NOW I know I might be in the minority this morning, but I found Fabio Capello’s post-match comments much more distasteful than England’s performance on the pitch, or that decision to disallow Frank Lampard’s goal.

Until we had something to fuel our sense of national injustice, the Germans had been by far the better side, and should have been way out of sight. England have been as poor as they had during the entire tournament, and that includes the 90 minutes of snore-inducing football we saw against Algeria.

To then go, as Capello did, and allege that we had “played well” in the last four games – which to even the most uneducated World Cup viewer had stunk the place out – leaves a very bad taste in my mouth indeed.

So bad was the performance over the group stages, and in yesterday’s 90 minutes in particular, that I think the Football Association should be thinking long and hard whether he is the right man to lead us into the European Championships in two years time.

And furthermore, if I had got so many major calls wrong at a tournament like this, I’d be contemplating throwing in the towel and taking up that plush job at Inter Milan anyway.

Crying into my beer alongside so many England supporters last night, I found myself wondering why I had invested so much time, money and effort into following the supposed “Golden Generation,” who have thus far shown themselves to be anything but.

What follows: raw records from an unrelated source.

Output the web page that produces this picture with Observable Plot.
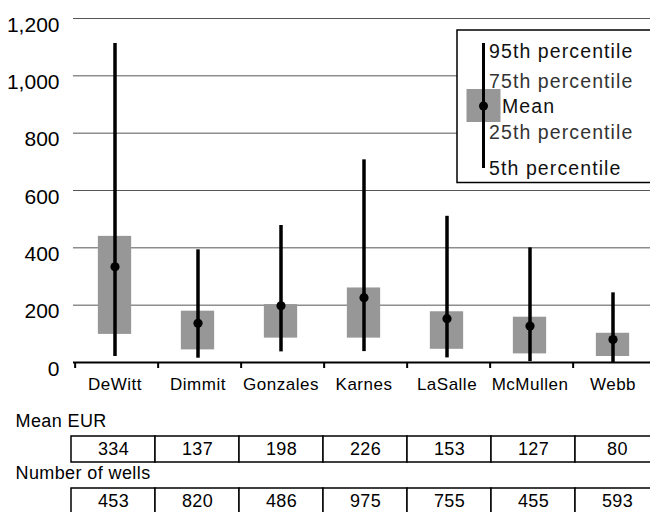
<!DOCTYPE html>
<html><head><meta charset="utf-8">
<script src="https://cdn.jsdelivr.net/npm/d3@7"></script>
<script src="https://cdn.jsdelivr.net/npm/@observablehq/plot@0.6"></script>
<style>
html,body{margin:0;padding:0;background:#fff;overflow:hidden;}
#chart svg,#table svg{display:block;}
[aria-label="x-axis tick label"] text{letter-spacing:0.5px;}
.tbl text{letter-spacing:0.4px;}
</style></head>
<body><div id="chart"></div><div id="table" class="tbl"></div>
<script>
// ---- data ----
const counties = ["DeWitt", "Dimmit", "Gonzales", "Karnes", "LaSalle", "McMullen", "Webb"];
const p5   = [21, 15, 37, 38, 16, 3, 0];
const p25  = [98, 44, 85, 85, 46, 30, 21];
const mean = [334, 137, 198, 226, 153, 127, 80];
const p75  = [440, 179, 202, 260, 177, 158, 102];
const p95  = [1113, 393, 478, 707, 510, 400, 243];
const wells = [453, 820, 486, 975, 755, 455, 593];
const yTicks = [0, 200, 400, 600, 800, 1000, 1200];
const rows = ["Mean EUR", "Number of wells"];
const legendLabels = ["95th percentile", "75th percentile", "Mean", "25th percentile", "5th percentile"];

const font = "'Liberation Sans', Arial, Helvetica, sans-serif";
const boxFill = "#979797";
const xRange = [70, 656];
const bw = (xRange[1] - xRange[0]) / counties.length;
const boxW = 34;

const data = counties.map((c, i) => ({county: c, p5: p5[i], p25: p25[i], mean: mean[i], p75: p75[i], p95: p95[i]}));
const tableData = [
  ...counties.map((c, i) => ({county: c, row: rows[0], value: mean[i]})),
  ...counties.map((c, i) => ({county: c, row: rows[1], value: wells[i]}))
];

function legendMark() {
  const g = d3.create("svg:g");
  g.append("rect").attr("x", 457).attr("y", 30).attr("width", 240).attr("height", 152.5)
    .attr("fill", "white").attr("stroke", "black").attr("stroke-width", 1.5);
  g.append("rect").attr("x", 466.5).attr("y", 89).attr("width", boxW).attr("height", 33).attr("fill", boxFill);
  g.append("line").attr("x1", 483.5).attr("x2", 483.5).attr("y1", 43).attr("y2", 168)
    .attr("stroke", "black").attr("stroke-width", 3);
  g.append("circle").attr("cx", 483.5).attr("cy", 106).attr("r", 4.5).attr("fill", "black");
  const pos = [[489, 57.7], [489, 88.3], [502, 112.7], [489, 139.3], [489, 175]];
  const cols = ["#111", "#333", "#111", "#333", "#111"];
  legendLabels.forEach((t, i) => {
    g.append("text").attr("x", pos[i][0]).attr("y", pos[i][1]).attr("fill", cols[i])
      .attr("text-anchor", "start").attr("font-size", 19.5)
      .style("letter-spacing", "1.1px").text(t);
  });
  return g.node();
}

const chart = Plot.plot({
  width: 650, height: 400,
  marginLeft: 73, marginRight: 0, marginTop: 18, marginBottom: 38,
  style: {fontFamily: font, background: "white", color: "black"},
  x: {type: "band", domain: counties, range: xRange, padding: 0},
  y: {domain: [0, 1200]},
  marks: [
    Plot.ruleY(yTicks.filter(v => v > 0), {stroke: "#555", strokeWidth: 1}),
    legendMark,
    Plot.barY(data, {x: "county", y1: "p25", y2: "p75", fill: boxFill,
      insetLeft: (bw - boxW) / 2, insetRight: (bw - boxW) / 2}),
    Plot.ruleX(data, {x: "county", y1: "p5", y2: "p95", stroke: "black", strokeWidth: 3.5}),
    Plot.dot(data, {x: "county", y: "mean", r: 4.6, fill: "black", stroke: null}),
    Plot.ruleY([0], {stroke: "black", strokeWidth: 2}),
    Plot.ruleX(counties, {x: d => d, y1: 0, y2: 0, insetBottom: -6, dx: -bw / 2 + 2, stroke: "black", strokeWidth: 2}),
    Plot.axisY(yTicks, {tickSize: 0, tickPadding: 14, fontSize: 21, dy: 6.5, tickFormat: d3.format(","), label: null}),
    Plot.axisX({tickSize: 0, tickPadding: 15, fontSize: 17, label: null})
  ]
});
document.getElementById("chart").append(chart);

const table = Plot.plot({
  width: 650, height: 112,
  marginLeft: 0, marginRight: 0, marginTop: 0, marginBottom: 0,
  style: {fontFamily: font, background: "white", color: "black"},
  x: {type: "band", domain: counties, range: [71, 659], padding: 0, axis: null},
  y: {type: "band", domain: rows, range: [36, 114], paddingInner: 0.5, paddingOuter: 0, align: 0, axis: null},
  marks: [
    Plot.cell(tableData, {x: "county", y: "row", fill: "white", stroke: "black", strokeWidth: 1.5}),
    Plot.text(tableData, {x: "county", y: "row", text: "value", fontSize: 18, fill: "black"}),
    Plot.text(rows, {y: d => d, text: d => d, frameAnchor: "left", textAnchor: "start", dx: 15, dy: -28, fontSize: 18, fill: "black"})
  ]
});
document.getElementById("table").append(table);
</script>
</body></html>
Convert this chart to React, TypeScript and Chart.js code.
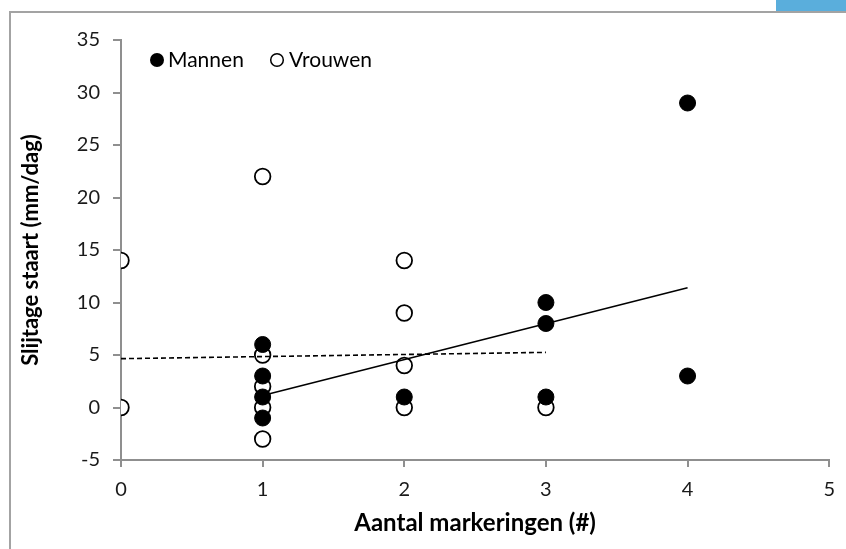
import React, { useEffect, useRef } from "react";
import { Chart, registerables } from "chart.js";

Chart.register(...registerables);

// Data
const mannenX = [1, 1, 1, 1, 2, 3, 3, 3, 4, 4];
const mannenY = [6, 3, 1, -1, 1, 10, 8, 1, 29, 3];
const vrouwenX = [0, 0, 1, 1, 1, 1, 1, 2, 2, 2, 2, 3];
const vrouwenY = [14, 0, 22, 5, 2, 0, -3, 14, 9, 4, 0, 0];
const mannenTrendX = [1, 4];
const mannenTrendY = [1.15, 11.4];
const vrouwenTrendX = [0, 3];
const vrouwenTrendY = [4.65, 5.25];
const legendLabels = ["Mannen", "Vrouwen"];
const xTitle = "Aantal markeringen (#)";
const yTitle = "Slijtage staart (mm/dag)";

const FONT = "Lato, 'Open Sans', sans-serif";
const AXIS_GRAY = "#8f8f8f";

const toPoints = (xs: number[], ys: number[]) => xs.map((x, i) => ({ x, y: ys[i] }));

const legendPlugin = {
  id: "insideLegend",
  afterDraw(chart: any) {
    const ctx = chart.ctx;
    ctx.save();
    ctx.font = `21px ${FONT}`;
    ctx.textBaseline = "middle";
    const y = 60;
    // Mannen
    ctx.beginPath();
    ctx.arc(157, y, 7, 0, Math.PI * 2);
    ctx.fillStyle = "#000";
    ctx.fill();
    ctx.fillText(legendLabels[0], 168, y);
    // Vrouwen
    ctx.beginPath();
    ctx.arc(277, y, 6.3, 0, Math.PI * 2);
    ctx.fillStyle = "#fff";
    ctx.fill();
    ctx.lineWidth = 1.5;
    ctx.strokeStyle = "#000";
    ctx.stroke();
    ctx.fillStyle = "#000";
    ctx.fillText(legendLabels[1], 289, y);
    ctx.restore();
  },
};

export default function App() {
  const ref = useRef<HTMLCanvasElement | null>(null);

  useEffect(() => {
    if (!ref.current) return;
    const chart = new Chart(ref.current, {
      type: "scatter",
      data: {
        datasets: [
          {
            label: "Mannen trend",
            data: toPoints(mannenTrendX, mannenTrendY),
            showLine: true,
            borderColor: "#000",
            borderWidth: 1.6,
            pointRadius: 0,
            order: 0,
          },
          {
            label: "Vrouwen trend",
            data: toPoints(vrouwenTrendX, vrouwenTrendY),
            showLine: true,
            borderColor: "#000",
            borderWidth: 1.6,
            borderDash: [5, 3],
            pointRadius: 0,
            order: 0,
          },
          {
            label: legendLabels[0],
            data: toPoints(mannenX, mannenY),
            backgroundColor: "#000",
            borderColor: "#000",
            borderWidth: 1,
            pointRadius: 8,
            order: 1,
          },
          {
            label: legendLabels[1],
            data: toPoints(vrouwenX, vrouwenY),
            backgroundColor: "#fff",
            borderColor: "#000",
            borderWidth: 1.8,
            pointRadius: 7.8,
            order: 2,
          },
        ],
      },
      options: {
        responsive: false,
        animation: false,
        events: [],
        layout: { padding: { top: 40, right: 16, left: 0, bottom: 0 } },
        plugins: {
          legend: { display: false },
          tooltip: { enabled: false },
        },
        scales: {
          x: {
            type: "linear",
            min: 0,
            max: 5,
            afterFit: (s: any) => {
              s.height = 89;
            },
            ticks: {
              stepSize: 1,
              font: { family: FONT, size: 20 },
              color: "#1a1a1a",
              padding: 11,
            },
            grid: {
              drawOnChartArea: false,
              drawTicks: true,
              tickLength: 7,
              color: AXIS_GRAY,
              lineWidth: 2,
            },
            border: { display: true, color: AXIS_GRAY, width: 2 },
            title: {
              display: true,
              text: xTitle,
              font: { family: FONT, size: 24, weight: "bold" },
              color: "#000",
              padding: { top: 0, bottom: 11 },
            },
          },
          y: {
            type: "linear",
            min: -5,
            max: 35,
            afterFit: (s: any) => {
              s.width = 121;
            },
            ticks: {
              stepSize: 5,
              font: { family: FONT, size: 20 },
              color: "#1a1a1a",
              padding: 13,
            },
            grid: {
              drawOnChartArea: false,
              drawTicks: true,
              tickLength: 8,
              color: AXIS_GRAY,
              lineWidth: 2,
            },
            border: { display: true, color: AXIS_GRAY, width: 2 },
            title: {
              display: true,
              text: yTitle,
              font: { family: FONT, size: 22, weight: "bold" },
              color: "#000",
              padding: { top: 18, bottom: 0 },
            },
          },
        },
      },
      plugins: [legendPlugin],
    } as any);
    return () => chart.destroy();
  }, []);

  return (
    <div
      style={{
        position: "fixed",
        left: 0,
        top: 0,
        width: 846,
        height: 549,
        background: "#fff",
        overflow: "hidden",
      }}
    >
      <div
        style={{
          position: "absolute",
          left: 9,
          top: 11,
          width: 846,
          height: 549,
          borderLeft: "2px solid #a3a3a3",
          borderTop: "2px solid #a3a3a3",
        }}
      />
      <div
        style={{
          position: "absolute",
          left: 776,
          top: 0,
          width: 70,
          height: 11,
          background: "#5aaedc",
        }}
      />
      <canvas
        ref={ref}
        width={846}
        height={549}
        style={{ position: "absolute", left: 0, top: 0, width: 846, height: 549 }}
      />
    </div>
  );
}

Why have we elevated this bunch above the rest? Or have we allowed ourselves to get swept away with the fact that the Premier League is the richest competition in the world, and therefore the national side should follow in its gold-laden path?

I’ll admit, I thought Capello was the answer when he was appointed as the national team coach – bringing with him a fearsome reputation as a disciplinarian and a shedload of trophies in club football.

But like Eriksson and McClaren before him, he has failed to gel together a squad that on paper looks to be among the best on the planet, but so often shows itself to be merely a collection of individuals.

We could sit here, moan and groan about the lack of a video referee, and perhaps hold onto it in the same way we did Diego Maradona’s Hand of God in 1986.

But there’s something more fundamentally wrong with English football – and it’s something no end of bunting, replica shirts or clever advertising campaigns will ever be able to fix.